Aunque en términos generales está económicamente mejor que sus vecinos, queda demostrado que en las sociedades prósperas los descontentos por la desigualdad tienden a magnificarse. Por otra parte, resulta contradictorio que, pese a que su mayor debilidad en materia de ingreso, igualdad y desarrollo se concentra esencialmente en las regiones del sur, el foco de las protestas estuvo en la región metropolitana de Santiago, donde el ingreso es mayor.

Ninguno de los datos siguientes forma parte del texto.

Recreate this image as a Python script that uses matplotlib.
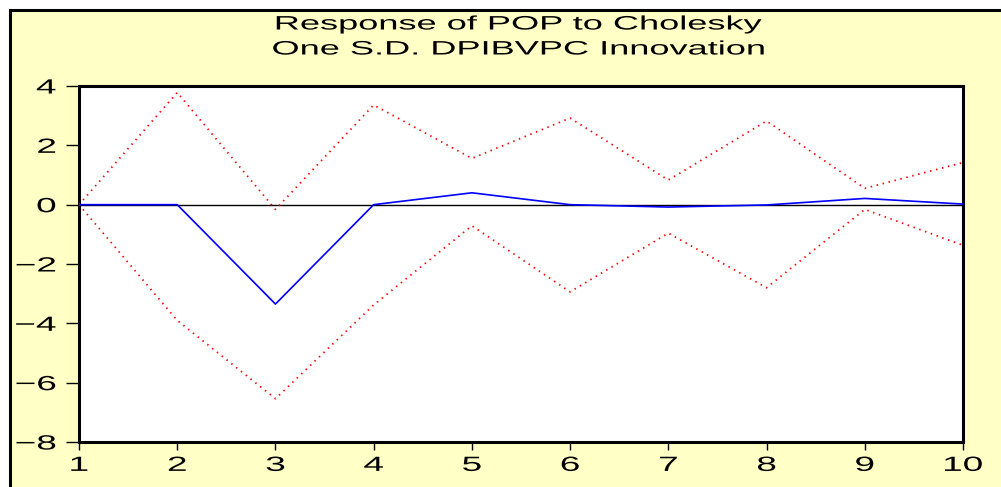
import matplotlib
matplotlib.use("Agg")
import matplotlib.pyplot as plt
from matplotlib.patches import Rectangle
from matplotlib.patheffects import AbstractPathEffect
from matplotlib.transforms import Affine2D

# Impulse response of POP to a one S.D. DPIBVPC shock, with +/- 2 S.E. bands
periods = [1, 2, 3, 4, 5, 6, 7, 8, 9, 10]
response = [0.0, 0.0, -3.35, 0.0, 0.40, 0.0, -0.08, -0.01, 0.21, 0.02]
upper_band = [0.0, 3.78, -0.16, 3.36, 1.56, 2.92, 0.83, 2.82, 0.55, 1.42]
lower_band = [0.0, -3.90, -6.54, -3.38, -0.71, -2.94, -0.96, -2.80, -0.16, -1.37]
y_ticks = [-8, -6, -4, -2, 0, 2, 4]
title_lines = ["Response of POP to Cholesky", "One S.D. DPIBVPC Innovation"]

W, H = 1001, 487
BG = "#FFFFC6"


class Stretch(AbstractPathEffect):
    """Widen glyphs horizontally about a chosen anchor of the text."""

    def __init__(self, sx, anchor="center"):
        super().__init__()
        self.sx = sx
        self.anchor = anchor

    def draw_path(self, renderer, gc, tpath, affine, rgbFace=None):
        ext = tpath.get_extents()
        if self.anchor == "right":
            cx = ext.x1
        elif self.anchor == "left":
            cx = ext.x0
        else:
            cx = 0.5 * (ext.x0 + ext.x1)
        t = Affine2D().translate(-cx, 0).scale(self.sx, 1).translate(cx, 0) + affine
        renderer.draw_path(gc, tpath, t, rgbFace)


plt.rcParams["font.family"] = ["Liberation Sans", "DejaVu Sans"]

fig = plt.figure(figsize=(W / 100, H / 100), dpi=100, facecolor="white")

# yellow panel with black frame
panel = Rectangle((10 / W, -0.1), 1.2, 1 - 10 / H + 0.1,
                  transform=fig.transFigure, facecolor=BG,
                  edgecolor="black", linewidth=2.2, zorder=-10)
fig.patches.append(panel)

ax = fig.add_axes([79 / W, 1 - 442 / H, (963 - 79) / W, (442 - 86) / H])
ax.set_zorder(5)
ax.set_facecolor("white")

ax.axhline(0, color="black", linewidth=1.0, zorder=2)
ax.plot(periods, upper_band, color="#FF0000", linewidth=1.3,
        linestyle=(0, (0.8, 2.6)), zorder=3)
ax.plot(periods, lower_band, color="#FF0000", linewidth=1.3,
        linestyle=(0, (0.8, 2.6)), zorder=3)
ax.plot(periods, response, color="#0000FF", linewidth=1.2, zorder=4)

ax.set_xlim(1, 10)
ax.set_ylim(-8, 4)
ax.set_xticks(periods)
ax.set_yticks(y_ticks)

for s in ax.spines.values():
    s.set_linewidth(2.2)
    s.set_color("black")

ax.tick_params(axis="y", direction="out", length=9.5, width=1.0,
               labelsize=14.8, pad=7, colors="black")
ax.tick_params(axis="x", direction="out", length=6, width=1.0,
               labelsize=14.8, pad=4, colors="black")

for lab in ax.get_yticklabels():
    lab.set_path_effects([Stretch(1.8, "right")])
for lab in ax.get_xticklabels():
    lab.set_path_effects([Stretch(1.8, "center")])

ys = [1 - 25 / H, 1 - 50 / H]
for txt, yy in zip(title_lines, ys):
    fig.text(519 / W, yy, txt, ha="center", va="center", fontsize=14,
             color="black", path_effects=[Stretch(1.86, "center")])

fig.savefig("out.png", dpi=100, facecolor=fig.get_facecolor())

El problema de las revueltas tenía, por ende, un trasfondo diferente.
Vandalismo. ¿Qué sucedía en una sociedad en la que, no obstante disfrutar la mejor calidad de vida en el subcontinente, ciudadanos se levantaran de esa manera? Lo primero que percibí fue que el grueso de los manifestantes no eran obreros, sino jóvenes de la metrópoli que actuaban con violencia en función de un objetivo: destruir propiedad, patrimonio público y monumentos.
Estaciones del metro y propiedades comerciales fueron incendiadas y buena parte de los monumentos y bienes públicos, arruinados. Además, en los vándalos existían dos particularidades muy contrastantes: la gran mayoría pertenecía a un estrato social medio socialmente privilegiado, lo que era evidente por su vestimenta y aditamentos; y el adoctrinamiento ideológico que los embargaba. Esto último se colegía en los lemas, consignas y propaganda con la que ensuciaron la ciudad.
Muchísimas de esas consignas estaban relacionadas con las modernas guerras culturales y no tenían nada que ver con la situación socioeconómica de los sectores obreros.
Era un colectivo imbuido del conjunto de prejuicios y programaciones mentales tan eficaces para sustituir la avidez de genuinos ideales que suelen embargar a las almas en formación.
Escribo de lo que fui testigo directo; incluso, en una ocasión, quedé atrapado en los retenes de las revueltas y vi la conducta, la actitud y las condiciones de ellos.
El resultado, negociado a raíz de los movimientos, fue la decisión del gobierno de Sebastián Piñera de convocar una asamblea constituyente, las que por sí solas son simples herramientas.
Reduccionismo. Si se está de acuerdo con una constituyente o no, es una pregunta siempre mal planteada.
De lo que se puede estar a favor o en contra es del proyecto ideológico y político que finalmente se proponga en una constituyente, y he ahí el problema chileno.
La historia reciente de América Latina prueba que la estrategia de los populismos radicales para afianzarse en el poder y destruir el sistema democrático son los procesos constituyentes generales o las reformas constitucionales estratégicas.
Fue el caso de Venezuela, Bolivia, Nicaragua y Ecuador. Los cambios constitucionales casi siempre incluyen la posibilidad de reelección indefinida, limitaciones a la libertad económica y el derecho de propiedad, las prerrogativas para facilitar la concentración de poder en manos del gobernante, apelar a una reinterpretación de la historia, en razón de una nueva que adoctrine a las generaciones más jóvenes, y el arrinconamiento de las posibles instituciones disidentes, como, por ejemplo, la prensa independiente o la Iglesia.
Lamentablemente, los temores resultaron fundados. El resultado de la convención para elegir a los constituyentes fue una derrota para las dos corrientes ideológicas moderadas. Los socialdemócratas y los democristianos resultaron abrumadoramente vencidos, con apenas un 15 % de representantes. La izquierda radical y los grupos antisistema tendrán un 36 %.
Una buena parte de los constituyentes sostienen públicamente, entre otras tesis, el cierre del libre acceso a la inversión internacional directa, amén de que, a partir de la elección, Santiago, entre otras jurisdicciones, estará dirigida por una alcaldesa leninista.
Lo que tranquiliza a la ciudadanía política educada y moderada es que, junto con la socialdemocracia y la democracia cristiana, fue elegida una cantidad considerable de constituyentes independientes, de quienes se espera un criterio pragmático y sensato en la redacción de la carta magna.
El autor es abogado constitucionalista.